I have watched Brandon Falk do 10-11 hours of rust programming, although he sometimes take a break to play games for 4-5 hours (while in stream)
External motivation of having an audience would also help
If you watch Hotz's streams he takes small breaks to talk with chat and to meme around (just like everyone else during their work days) and he eats lunch and whatever (again just like everyone else).
What I'm trying to say is that Hotz's isn't a superman on Adderall he is just working on stuff he is excited about.
You get unlimited free storage of your streams for your personal use that way without the need for any local storage at all.
I haven't come across any limits or downsides to this yet but happy to be corrected.
My plan is to make this obs-ndi plugin work on ubuntu, so I will be able to record on ubuntu to take the load off of mac which is my primary laptop.
PS. I forgot to read obs-ndi instructions properly, it works ok so now I can delegate regording to second laptop
There is a problem however - I work on mac m1 and obs recordings take full 4 out of 8 cores so actually I am recording only when I notice I am starting to procrastinate. All recordings I remove afterwords to save up space. Obs is turned on all the time though.
I wanted to use obs-ndi to combine output from another laptop, but I have some issues with it so I just record mac atm. I also have powerfull desktop on the side and can ssh between all those by name, but desktop is noisy so it's off most of the time. Also there is raspberry pi with simple script with which I can turn on desktop remotely via Wait On Lan udp packet, dns handled via https://www.noip.com with which my router has an integration, but I actually never used it. I've done this setup to justify purchasing this powerful desktop in the first place :) humble brag, I know.

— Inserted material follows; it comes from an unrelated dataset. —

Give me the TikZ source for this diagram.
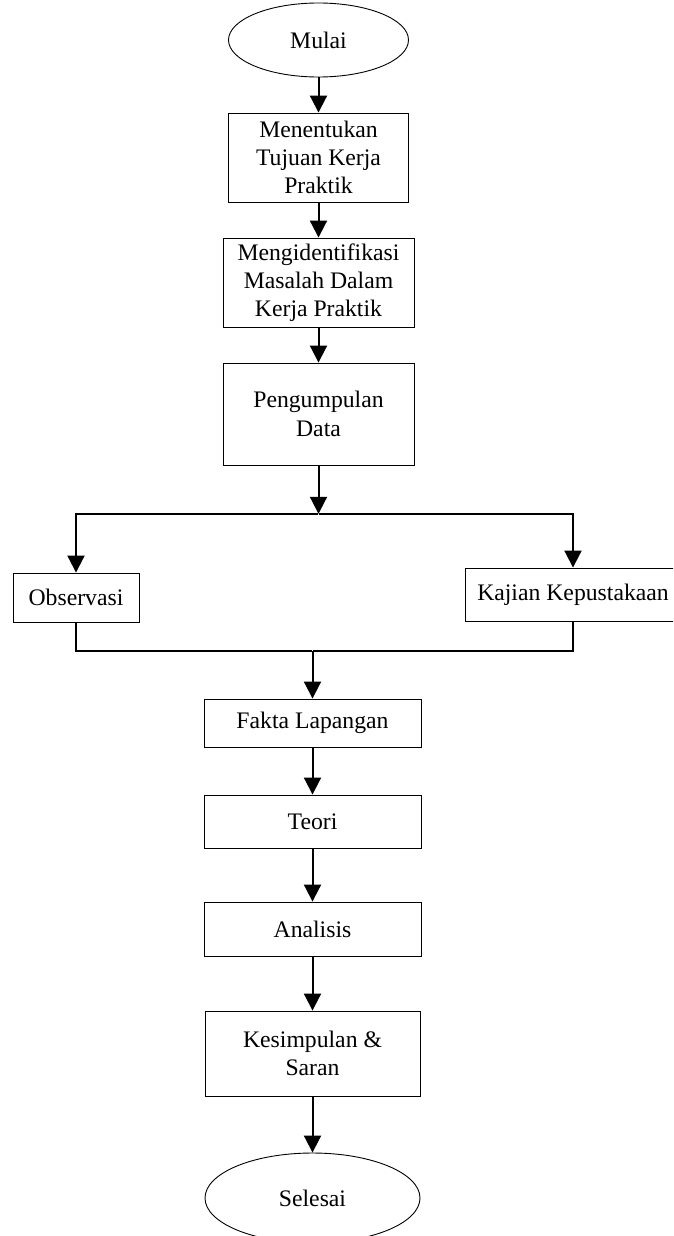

Here is screenshot of obs recording with sneak peak of my room https://imgur.com/a/m92R7Bx
I think its just hyperfocus.
This will get downvoted, but reading the comments here I dont understand the (cult/respect) for him. Siding with the most successful CTF-team ever (PPP) he won defcon two times. He made a startup with funding that makes a cool 'niche' product.
I just think a guy like Chris Lattner or Dave Cutler who made so much impact on real computing deserve so much more respect, but I guess that the norm here is to admire this guy.
And I think you're downplaying the achievements of Comma AI -- it may still be somewhat niche, but its product is better than Tesla Autopilot for highway driving (they aren't there on city driving / FSD yet), all with an absolutely tiny team.
> openpilot upgrades your Toyota Highlander Hybrid with automated lane centering at all speeds, and adaptive cruise control that automatically resumes from a stop.
Both are annoying artificial limitations Toyota put presumably to avoid abuse by inattentive drivers.
I mean it can't change lanes. What does it do exactly?